Excerpted data —
#####
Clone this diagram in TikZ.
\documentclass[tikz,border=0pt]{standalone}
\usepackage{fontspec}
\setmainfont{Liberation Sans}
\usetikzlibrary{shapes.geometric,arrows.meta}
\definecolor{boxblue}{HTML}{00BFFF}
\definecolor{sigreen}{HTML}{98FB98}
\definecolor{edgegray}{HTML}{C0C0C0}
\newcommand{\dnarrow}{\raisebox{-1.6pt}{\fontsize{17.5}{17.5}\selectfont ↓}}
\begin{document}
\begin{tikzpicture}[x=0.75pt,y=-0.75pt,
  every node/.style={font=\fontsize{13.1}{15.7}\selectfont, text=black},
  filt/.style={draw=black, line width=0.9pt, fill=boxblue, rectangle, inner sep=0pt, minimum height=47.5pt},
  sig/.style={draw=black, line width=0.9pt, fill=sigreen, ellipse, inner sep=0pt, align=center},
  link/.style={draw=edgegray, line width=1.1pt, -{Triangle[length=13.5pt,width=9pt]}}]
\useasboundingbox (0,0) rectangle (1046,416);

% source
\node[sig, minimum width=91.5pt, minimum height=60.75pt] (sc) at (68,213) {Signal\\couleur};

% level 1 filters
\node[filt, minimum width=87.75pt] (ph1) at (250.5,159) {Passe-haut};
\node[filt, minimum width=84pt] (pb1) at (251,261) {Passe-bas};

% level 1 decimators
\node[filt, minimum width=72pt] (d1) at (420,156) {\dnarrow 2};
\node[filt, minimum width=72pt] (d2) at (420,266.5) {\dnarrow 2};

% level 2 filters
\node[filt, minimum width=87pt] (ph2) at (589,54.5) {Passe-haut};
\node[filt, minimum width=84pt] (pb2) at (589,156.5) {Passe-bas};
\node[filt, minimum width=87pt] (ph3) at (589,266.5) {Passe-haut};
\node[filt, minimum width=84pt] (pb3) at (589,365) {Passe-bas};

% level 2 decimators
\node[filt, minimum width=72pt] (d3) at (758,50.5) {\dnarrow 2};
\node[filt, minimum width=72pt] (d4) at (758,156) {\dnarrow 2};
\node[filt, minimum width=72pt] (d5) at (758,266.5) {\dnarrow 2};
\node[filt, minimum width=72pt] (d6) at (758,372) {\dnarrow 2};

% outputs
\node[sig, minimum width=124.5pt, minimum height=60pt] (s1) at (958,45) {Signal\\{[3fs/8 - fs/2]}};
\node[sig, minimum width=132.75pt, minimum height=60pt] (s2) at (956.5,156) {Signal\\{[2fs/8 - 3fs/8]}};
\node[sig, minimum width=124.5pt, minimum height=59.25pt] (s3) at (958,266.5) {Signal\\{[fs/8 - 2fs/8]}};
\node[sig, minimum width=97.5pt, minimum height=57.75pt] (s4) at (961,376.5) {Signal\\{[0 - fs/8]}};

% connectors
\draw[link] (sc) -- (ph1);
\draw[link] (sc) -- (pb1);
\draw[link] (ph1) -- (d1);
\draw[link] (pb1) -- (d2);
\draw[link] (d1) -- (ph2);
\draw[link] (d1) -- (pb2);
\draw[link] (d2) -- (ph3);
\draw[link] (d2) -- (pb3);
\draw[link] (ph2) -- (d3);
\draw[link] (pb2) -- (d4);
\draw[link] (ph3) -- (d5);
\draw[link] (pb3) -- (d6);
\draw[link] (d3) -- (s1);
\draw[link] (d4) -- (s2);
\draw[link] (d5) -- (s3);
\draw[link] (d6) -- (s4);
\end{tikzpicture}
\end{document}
#####
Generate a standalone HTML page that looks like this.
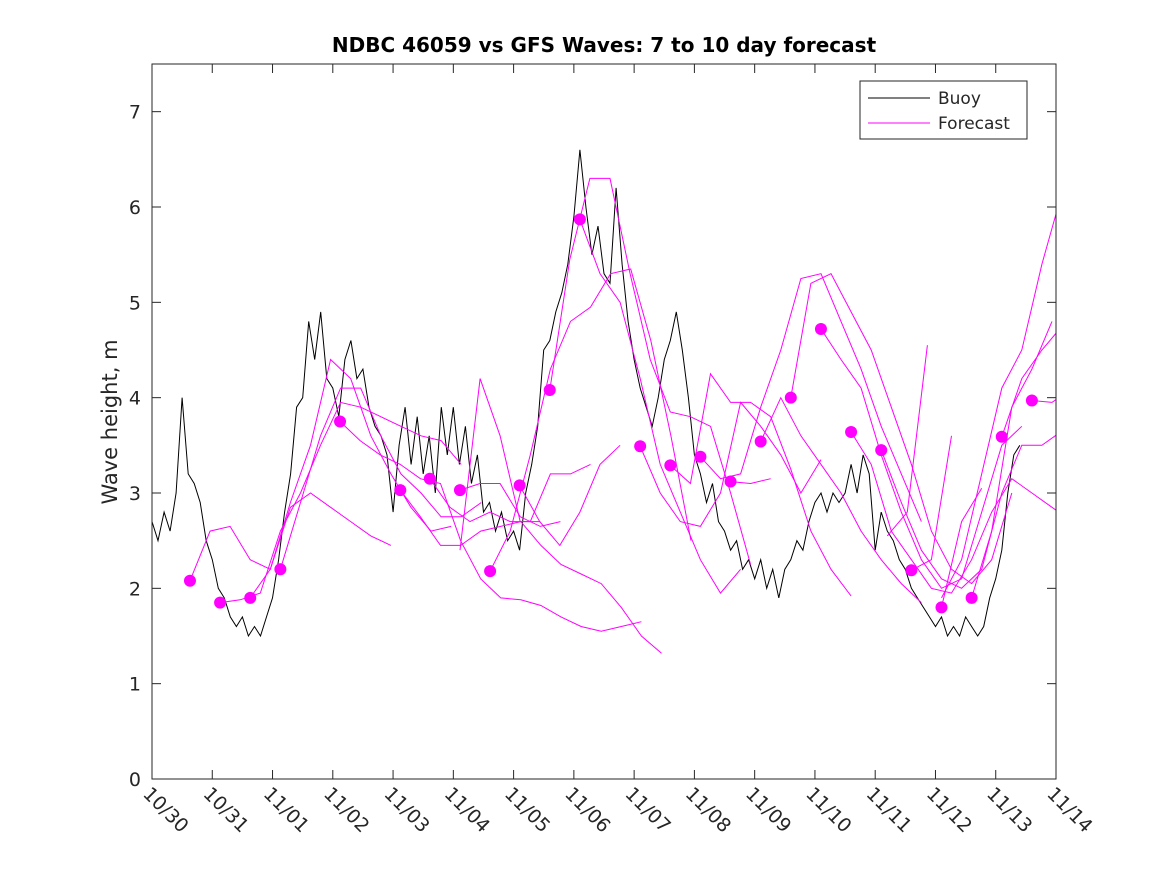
#####
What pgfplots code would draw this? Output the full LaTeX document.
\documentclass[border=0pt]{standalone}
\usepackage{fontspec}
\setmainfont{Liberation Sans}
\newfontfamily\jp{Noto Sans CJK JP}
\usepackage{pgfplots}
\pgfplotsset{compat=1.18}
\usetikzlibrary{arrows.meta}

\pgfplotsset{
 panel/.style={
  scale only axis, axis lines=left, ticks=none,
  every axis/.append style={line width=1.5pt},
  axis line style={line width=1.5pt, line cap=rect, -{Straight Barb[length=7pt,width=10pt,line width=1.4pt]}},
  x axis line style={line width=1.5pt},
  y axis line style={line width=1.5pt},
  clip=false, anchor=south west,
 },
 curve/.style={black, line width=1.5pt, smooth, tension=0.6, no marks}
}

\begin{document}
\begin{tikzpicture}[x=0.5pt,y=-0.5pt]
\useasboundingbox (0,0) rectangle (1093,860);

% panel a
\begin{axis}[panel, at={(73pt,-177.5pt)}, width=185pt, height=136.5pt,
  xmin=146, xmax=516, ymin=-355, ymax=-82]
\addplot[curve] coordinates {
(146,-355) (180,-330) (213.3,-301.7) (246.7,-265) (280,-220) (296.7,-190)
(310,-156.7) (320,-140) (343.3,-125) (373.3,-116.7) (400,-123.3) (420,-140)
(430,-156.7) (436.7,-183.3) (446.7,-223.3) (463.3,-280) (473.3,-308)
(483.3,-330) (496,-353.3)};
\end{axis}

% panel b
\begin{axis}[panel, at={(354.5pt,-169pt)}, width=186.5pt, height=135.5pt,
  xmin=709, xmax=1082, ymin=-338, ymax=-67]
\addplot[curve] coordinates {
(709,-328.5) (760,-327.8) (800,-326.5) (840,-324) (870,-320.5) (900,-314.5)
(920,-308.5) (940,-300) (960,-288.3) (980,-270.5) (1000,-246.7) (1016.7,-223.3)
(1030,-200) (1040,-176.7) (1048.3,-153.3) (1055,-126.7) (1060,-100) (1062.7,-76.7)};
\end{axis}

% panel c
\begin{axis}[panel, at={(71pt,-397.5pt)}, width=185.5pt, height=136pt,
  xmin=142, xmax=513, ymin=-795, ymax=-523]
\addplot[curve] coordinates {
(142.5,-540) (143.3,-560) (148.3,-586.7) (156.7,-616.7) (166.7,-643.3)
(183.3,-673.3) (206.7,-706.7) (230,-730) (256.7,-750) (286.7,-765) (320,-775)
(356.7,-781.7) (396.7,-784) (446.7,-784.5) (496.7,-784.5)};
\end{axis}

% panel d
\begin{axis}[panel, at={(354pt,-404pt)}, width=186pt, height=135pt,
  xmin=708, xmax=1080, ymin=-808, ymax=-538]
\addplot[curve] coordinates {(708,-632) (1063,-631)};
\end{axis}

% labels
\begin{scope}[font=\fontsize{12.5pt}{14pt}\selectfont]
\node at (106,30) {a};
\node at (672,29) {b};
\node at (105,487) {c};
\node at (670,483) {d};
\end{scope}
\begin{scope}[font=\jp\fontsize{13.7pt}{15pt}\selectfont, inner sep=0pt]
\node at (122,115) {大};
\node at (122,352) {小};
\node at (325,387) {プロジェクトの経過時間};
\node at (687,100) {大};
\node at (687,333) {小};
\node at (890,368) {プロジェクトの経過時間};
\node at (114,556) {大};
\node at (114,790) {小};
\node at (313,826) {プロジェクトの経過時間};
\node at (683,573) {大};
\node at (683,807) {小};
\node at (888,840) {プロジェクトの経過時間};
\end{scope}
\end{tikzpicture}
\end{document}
#####
What to produce — Reproduce only the lines from the one containing "Clone this diagram in TikZ." through the one containing "(0,0) rectangle (1046,416);", inclusive of both.

Final result —
Clone this diagram in TikZ.
\documentclass[tikz,border=0pt]{standalone}
\usepackage{fontspec}
\setmainfont{Liberation Sans}
\usetikzlibrary{shapes.geometric,arrows.meta}
\definecolor{boxblue}{HTML}{00BFFF}
\definecolor{sigreen}{HTML}{98FB98}
\definecolor{edgegray}{HTML}{C0C0C0}
\newcommand{\dnarrow}{\raisebox{-1.6pt}{\fontsize{17.5}{17.5}\selectfont ↓}}
\begin{document}
\begin{tikzpicture}[x=0.75pt,y=-0.75pt,
  every node/.style={font=\fontsize{13.1}{15.7}\selectfont, text=black},
  filt/.style={draw=black, line width=0.9pt, fill=boxblue, rectangle, inner sep=0pt, minimum height=47.5pt},
  sig/.style={draw=black, line width=0.9pt, fill=sigreen, ellipse, inner sep=0pt, align=center},
  link/.style={draw=edgegray, line width=1.1pt, -{Triangle[length=13.5pt,width=9pt]}}]
\useasboundingbox (0,0) rectangle (1046,416);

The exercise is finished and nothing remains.